* TO DO
Print the material below exactly as it stands, please, from its first line to the line holding "mcc_xerr = [1.0, 1.0, 1.0]", with no pictures.
-------- INPUT RECORDS
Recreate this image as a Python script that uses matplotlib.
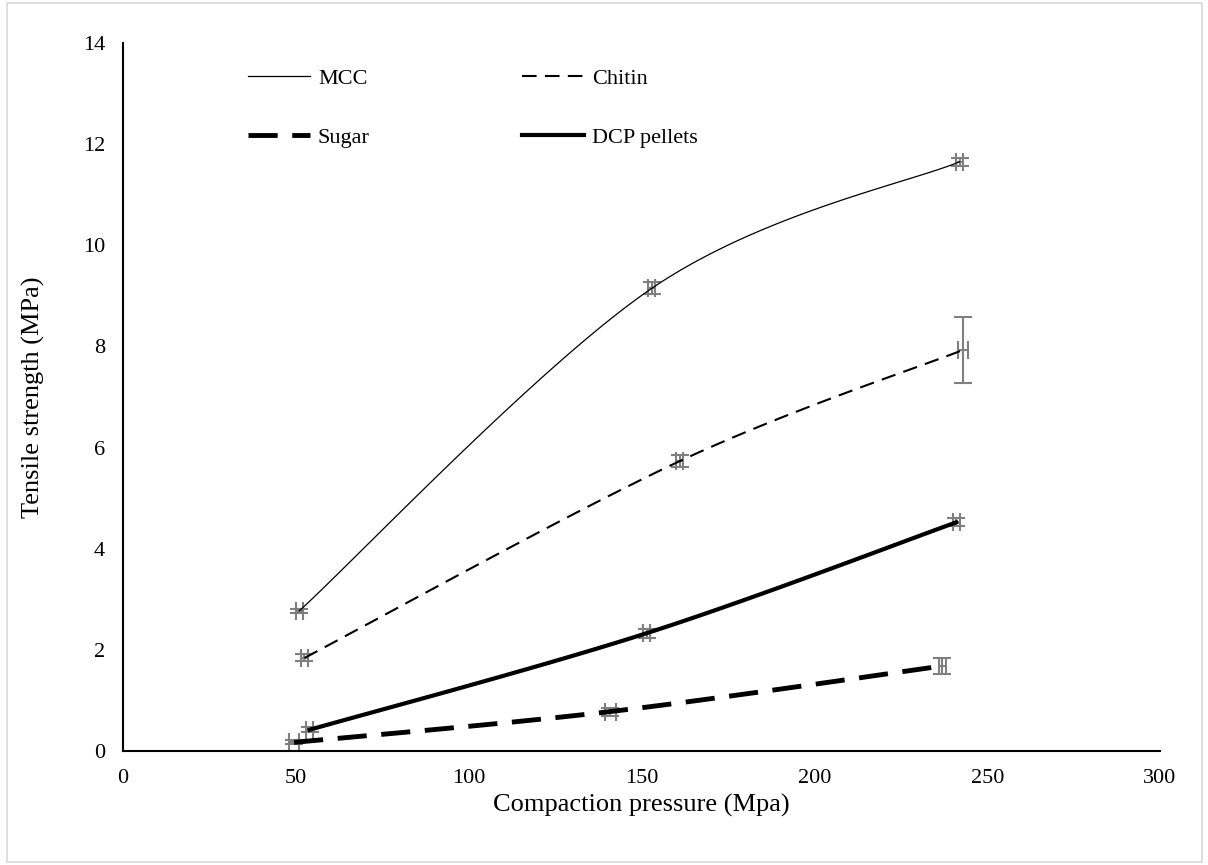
import numpy as np
import matplotlib
matplotlib.use("Agg")
import matplotlib.pyplot as plt
from matplotlib.patches import Rectangle

plt.rcParams['font.family'] = ['Liberation Serif', 'DejaVu Serif']

# data
mcc_x = [51, 153, 242]
mcc_y = [2.77, 9.15, 11.65]
mcc_yerr = [0.04, 0.12, 0.08]
mcc_xerr = [1.0, 1.0, 1.0]

chitin_x = [52.5, 161, 243]
chitin_y = [1.84, 5.73, 7.93]
chitin_yerr = [0.07, 0.12, 0.65]
chitin_xerr = [1.0, 1.0, 1.5]

sugar_x = [49.5, 141, 237]
sugar_y = [0.17, 0.78, 1.68]
sugar_yerr = [0.04, 0.08, 0.15]
sugar_xerr = [1.5, 1.5, 1.0]

dcp_x = [54, 151.5, 241]
dcp_y = [0.42, 2.33, 4.52]
dcp_yerr = [0.05, 0.09, 0.08]
dcp_xerr = [1.0, 1.0, 1.0]


def smooth(xs, ys, n=60):
    # excel-like smoothed line (catmull-rom bezier through the points)
    px = np.array(xs, float)
    py = np.array(ys, float)
    outx, outy = [], []
    t = np.linspace(0, 1, n)
    for i in range(len(px) - 1):
        p0 = np.array([px[max(i - 1, 0)], py[max(i - 1, 0)]])
        p1 = np.array([px[i], py[i]])
        p2 = np.array([px[i + 1], py[i + 1]])
        p3 = np.array([px[min(i + 2, len(px) - 1)], py[min(i + 2, len(px) - 1)]])
        c1 = p1 + (p2 - p0) / 6
        c2 = p2 - (p3 - p1) / 6
        b = ((1 - t) ** 3)[:, None] * p1 + (3 * (1 - t) ** 2 * t)[:, None] * c1 \
            + (3 * (1 - t) * t ** 2)[:, None] * c2 + (t ** 3)[:, None] * p2
        outx.extend(b[:, 0])
        outy.extend(b[:, 1])
    return outx, outy


fig = plt.figure(figsize=(12.08, 8.65), dpi=100)
ax = fig.add_axes([0.1018, 0.1318, 0.8585, 0.8185])

fig.patches.append(Rectangle((0.006, 0.004), 0.989, 0.992, transform=fig.transFigure,
                             fill=False, edgecolor='#d9d9d9', linewidth=1.2))

ebkw = dict(fmt='none', ecolor='#7f7f7f', elinewidth=1.5, capsize=6.5, capthick=1.5, zorder=2)
ax.errorbar(mcc_x, mcc_y, yerr=mcc_yerr, xerr=mcc_xerr, **ebkw)
ax.errorbar(chitin_x, chitin_y, yerr=chitin_yerr, xerr=chitin_xerr, **ebkw)
ax.errorbar(sugar_x, sugar_y, yerr=sugar_yerr, xerr=sugar_xerr, **ebkw)
ax.errorbar(dcp_x, dcp_y, yerr=dcp_yerr, xerr=dcp_xerr, **ebkw)

sx, sy = smooth(mcc_x, mcc_y)
l_mcc, = ax.plot(sx, sy, color='black', lw=0.9, label='MCC', zorder=3)
sx, sy = smooth(chitin_x, chitin_y)
l_chi, = ax.plot(sx, sy, color='black', lw=1.5, linestyle=(0, (7, 4)), label='Chitin', zorder=3)
sx, sy = smooth(sugar_x, sugar_y)
l_sug, = ax.plot(sx, sy, color='black', lw=3.5, linestyle=(0, (6, 3)), label='Sugar', zorder=3)
sx, sy = smooth(dcp_x, dcp_y)
l_dcp, = ax.plot(sx, sy, color='black', lw=3.0, label='DCP pellets', zorder=3)

ax.set_xlim(0, 300)
ax.set_ylim(0, 14)
ax.set_xticks(np.arange(0, 301, 50))
ax.set_yticks(np.arange(0, 15, 2))
ax.tick_params(length=0, labelsize=16, pad=13)
for s in ['top', 'right']:
    ax.spines[s].set_visible(False)
ax.spines['left'].set_linewidth(1.5)
ax.spines['bottom'].set_linewidth(1.5)

ax.set_xlabel('Compaction pressure (Mpa)', fontsize=19, labelpad=4)
ax.set_ylabel('Tensile strength (MPa)', fontsize=19, labelpad=27)

# row-wise order like the original: MCC, Chitin / Sugar, DCP pellets
ax.legend([l_mcc, l_sug, l_chi, l_dcp], ['MCC', 'Sugar', 'Chitin', 'DCP pellets'],
          ncol=2, loc='upper left', bbox_to_anchor=(0.101, 0.992), frameon=False,
          fontsize=16, handlelength=2.8, handletextpad=0.36, columnspacing=6.86,
          labelspacing=1.7)

fig.savefig('out.png', dpi=100)
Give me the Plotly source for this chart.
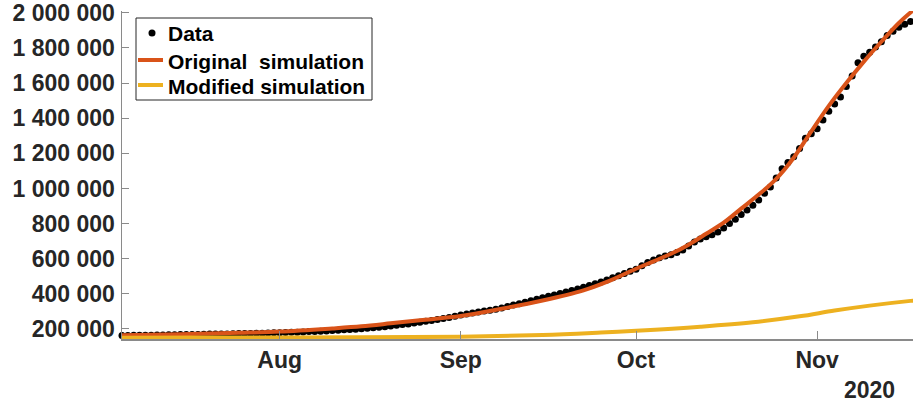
----------------
* TASK OUTPUT
Recreate this image as a Python script that uses matplotlib.
import numpy as np
import matplotlib
matplotlib.use("Agg")
import matplotlib.pyplot as plt
from matplotlib.patches import Rectangle

plt.rcParams['font.family'] = ['Liberation Serif', 'DejaVu Serif']

# data
mcc_x = [51, 153, 242]
mcc_y = [2.77, 9.15, 11.65]
mcc_yerr = [0.04, 0.12, 0.08]
mcc_xerr = [1.0, 1.0, 1.0]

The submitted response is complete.